For 200 years, we've had to work to refine that phrase like a piece of steel. And we reach a certain point and we realize, oh, we've got a whole new set of circumstances or our understanding was painfully limited. That's what the Gettysburg Address was all about.

I don't know if you read Gary Will's terrific book, "Lincoln at Gettysburg," but he basically argues that Mr. Lincoln rewrote the Constitution with the Gettysburg Address by making the spirit of the Constitution the letter. That's what it was all about. He said, how could we be so dumb to have slavery and say all people are created equal. So from now on, that's what this means.

And you look what happened when Theodore Roosevelt and Woodrow Wilson tried to redefine the obligations of our national government to protect the American people from the abuses of the Industrial Age; or when Franklin Roosevelt ran on a platform of limited government and balancing the budget, but realized that he couldn't let the country go into the tubes, that he had to lift people's spirits and lift their circumstances and give them ways to work together.

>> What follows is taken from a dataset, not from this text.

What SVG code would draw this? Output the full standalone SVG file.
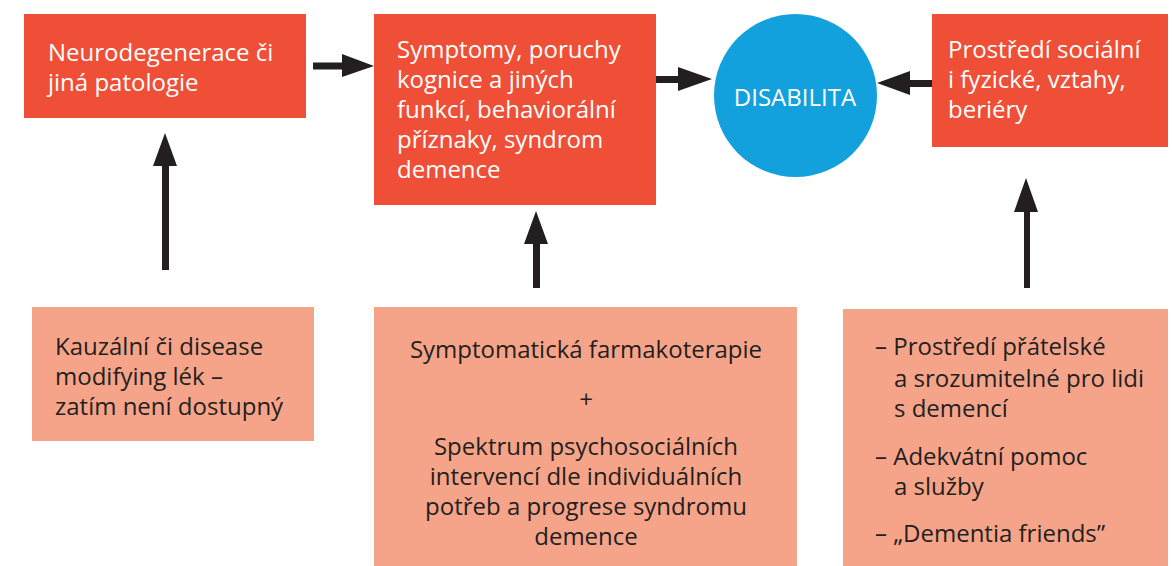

If you look at some of our most difficult times, they're the times of transition when we're moving from one arrow to another and people can't give you a clear road map. In the middle of the Depression, I remember my grandfather telling me as poor as people were, there was a certain happiness of spirit people felt after Roosevelt got in and everybody knew that they were working together and they were going somewhere.

I told a lot of people over the last month I'd just been astonished every time I go to California and I see those poor people. They've had an earthquake, they've had floods, they've had fires. Some of the happiest people I've ever met are people in those relief shelters in California. They get together -- all walks of life. I was in one of those flood relief shelters the other day in Northern California in a little unincorporated town called Rio Linda where Mr. Limbaugh had his first radio program. (Laughter.)

And I was in a little Methodist church talking to all these people and this old gal came up to me and put her arm around me, and she said, Mr. President, I'm a Republican, but I'm sure glad to see you. Like I was going to fall out or something. Why? Because they were there, they didn't care what their party was or their philosophy. They were there trying to do something good. And they felt that they were part of something bigger than themselves.

In a period of transition like this, we're going from the Cold War era and the Industrial Age to the post-Cold War era and Information Age. We're going through enormous changes in they way work is organized and the way the society works. We've got all these cultural tensions in our country just eating people up. In times like this, people tend to be disoriented and out of focus. And it is difficult for them to do the work of citizenship and to believe that we can come together and do the things we ought to do. And we have to find ways to recreate in ordinary, normal circumstances the spirit that I see when adversity strikes America. That's what the mayor did by bringing those kids into that youth council today. And that's what we have to do as Americans.

The Democrats need to forthrightly say, we believe, even in the 21st century, even in the Information Age, even when we trade in our mainframes for our PCs, there is a role for us working together as a people; that the market is a wonderful thing and we want it to work, but it won's solve all the problems; that we still need the public sector to expand opportunity even as it shrinks bureaucracy; to empower people to make the most of their own lives, no matter what their circumstances; to enhance our security at home and abroad.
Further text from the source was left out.